TAMPA, Fla — It will be a dark, moonless sky this evening, but when the moon rises at 12:27 a.m. tonight, it will be reaching its quarter phase at 2:37 am. The moon will then remain visible in the southern sky all morning, setting at 12:38 p.m. Thursday afternoon.
While the moon will be halfway illuminated, it will actually be in its third-quarter phase. There’s no such phase as a half-moon phase. When you see the moon and it looks half-illuminated, like half a pie, it's either the first or last quarter moon.
Here are the main moon phases:
New Moon: A New Moon is mostly between the Earth and Sun, passing near the Sun in our sky making it nearly invisible. It can be slightly illuminated by Earthshine, a dull glow that lights up the unlit part of the Moon because the Sun's light reflects off the Earth's surface and back onto the Moon. The New Moon is considered the first moon phase.
First-Quarter Moon: As the Moon “waxes” or increases in illumination, it eventually reaches the first quarter moon phase. The first quarter Moon means we see half of the moon’s illuminated side (a quarter of the whole moon), and the moon is one-quarter of the way through the current orbital cycle.
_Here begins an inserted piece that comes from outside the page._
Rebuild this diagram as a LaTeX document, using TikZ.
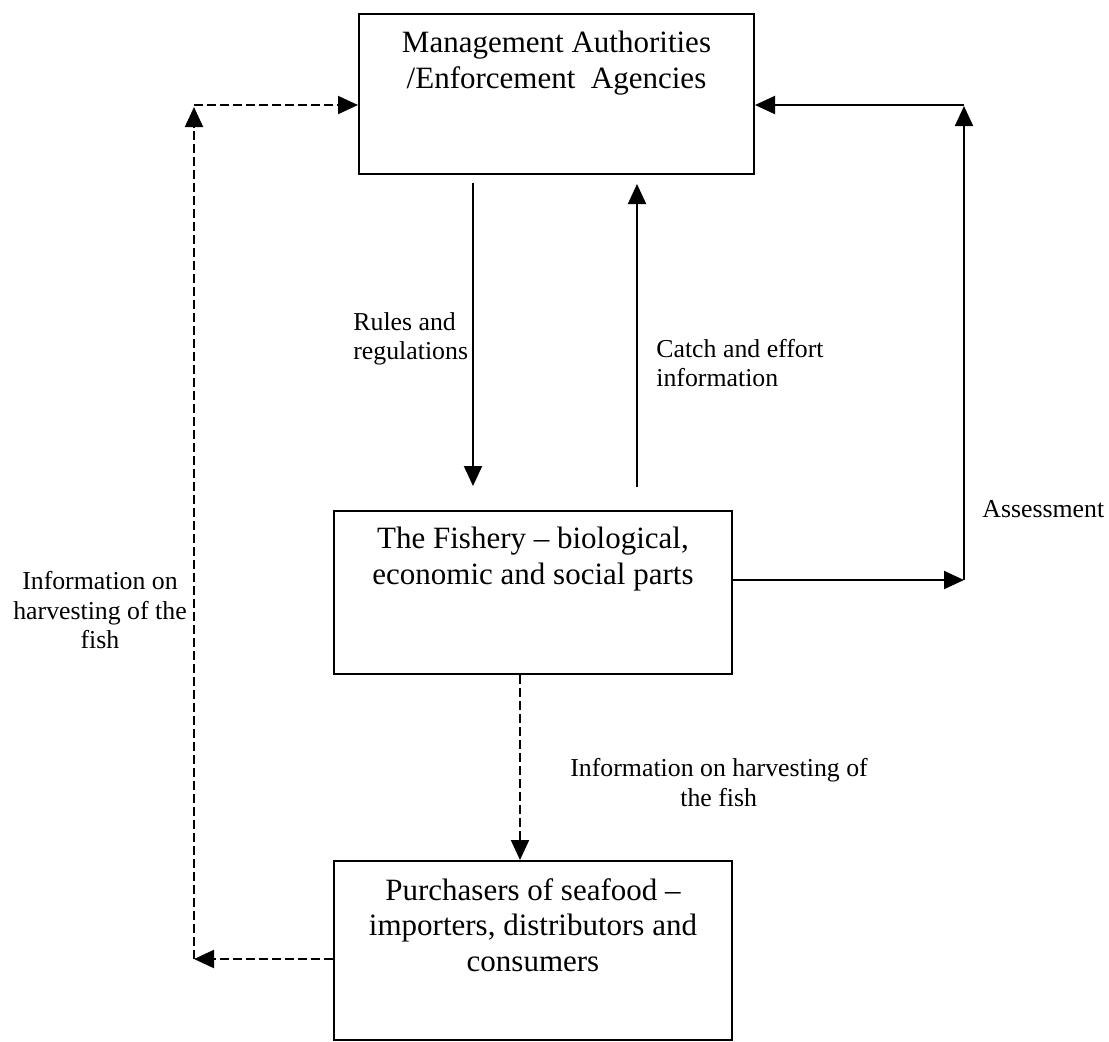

Full Moon: A full Moon means that the illuminated side of the moon is fully visible. This happens when Earth is mostly between the Sun and the Moon.
Third-Quarter Moon: After the full Moon phase, the Moon “wanes” or decreases in illumination. It eventually decreases to the third quarter Moon phase. Like the first quarter Moon phase, half of the moon’s illuminated side (a quarter of the whole moon), but the moon now is three-quarters of the way through the current orbital cycle.
As the waning continues each day, it eventually reaches the new Moon phase all over again.